Bukankah Ini Semua Hanya Persoalan Yang Manusiawi Belaka?
Kembali ke Jakarta, membaca milis budaya yang penuh dengan debat, yang satu membela ini dan yang lain menyerang, menghujat sana sini. Ditengah cercaan dan celaan. Silang pendapat. Juga mereka yang diam seribu bahasa. Sebetulnya apakah yang mereka cari? Apakah yang mereka pertahankan? Apakah yang mereka serang? Apakah mereka sedang membela budaya? Ataukah mereka sedang membela “keakuannya” (egonya) sendiri? Mereka yang sedang mencerca, benarkah mereka sedang mencerca budaya? Bukankah mereka sedang mengumbar batas batas keluasan cakrawala pandangnya?

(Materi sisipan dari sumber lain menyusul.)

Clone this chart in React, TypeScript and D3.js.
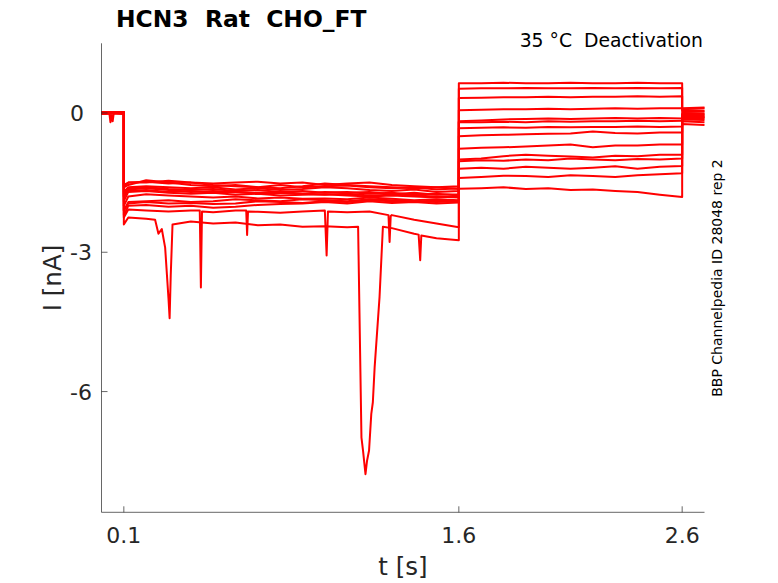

Tentu saja akan banyak yang beragumen, bahwa dia tidak sedang membela budaya. Dia sedang berusaha mencatat kesalahan orang, agar kesalahan yang sama tidak terulang lagi di masa depan. Benarkah motif yang disampaikan? Bukankah egonya yang lebih dikedepankan, karena ingin diakui kebenarannya?
Memandang seribu bunga yang mekar dan menghias lapangan TianAnMen di musim semi,
bukan kah ini semua bagaikan bunga yang mekar di musim semi?
Apakah budaya akan tersisa hanya karena dibela dengan kata2? Bukankah budaya
adalah melakukan? Apakah budaya akan hilang hanya karena dicerca? Bukankah budaya adalah manifestasi dari kebajikan? Benarkah budaya akan terkikis oleh waktu? Bukankah budaya adalah sejarah pemahaman manusia akan dirinya sendiri?
Bukankah semua budaya akhirnya seperti semua sungai yang akhirnya bermuara di satu samudra yang sama? Bukankah satu waktu akhirnya air sungaipun tiba dan tumpah di samudra. Bukankah cuma soal waktu akan terbentuk satu budaya dunia? Budaya dunia yang didukung oleh mosaik sub-budaya sub-budaya sebelumnya? Bagaikan mosaik yang memberi warna dan pola kepada kehidupan.
KhongHuCu ada karena buah pikirannya. Buah pikirannya bisa dirasakan oleh orang lain karena tindakan yang dilakukan oleh orang yang menginterpretasikan apa yang dihayatinya.
Tentu saja budaya adalah hanya sebuah konsesus sekelompok orang yang melakukannya. Selama ada sekelompok orang yang melakukan, budaya itu masih ada.
Selama budaya itu tercatat dengan rapi, masih bisa direkonstruksi kembali, selama kemudian muncul pendukungnya yang mau melakukan budaya itu, budaya akan tetap ada. Dan segala sesuatu didunia ini bukankah tergantung bagaimana seseorang menginterpretasikannya bukan karena orang lain menginterpretasikannya. Bukankah hanya sia sia belaka bersilang pendapat?
Sampai lama dan sampai jauh sekali sayup sayup suara bokhie tetap terdengar. Apakah karena terbawa angin atau karena menempel di hati?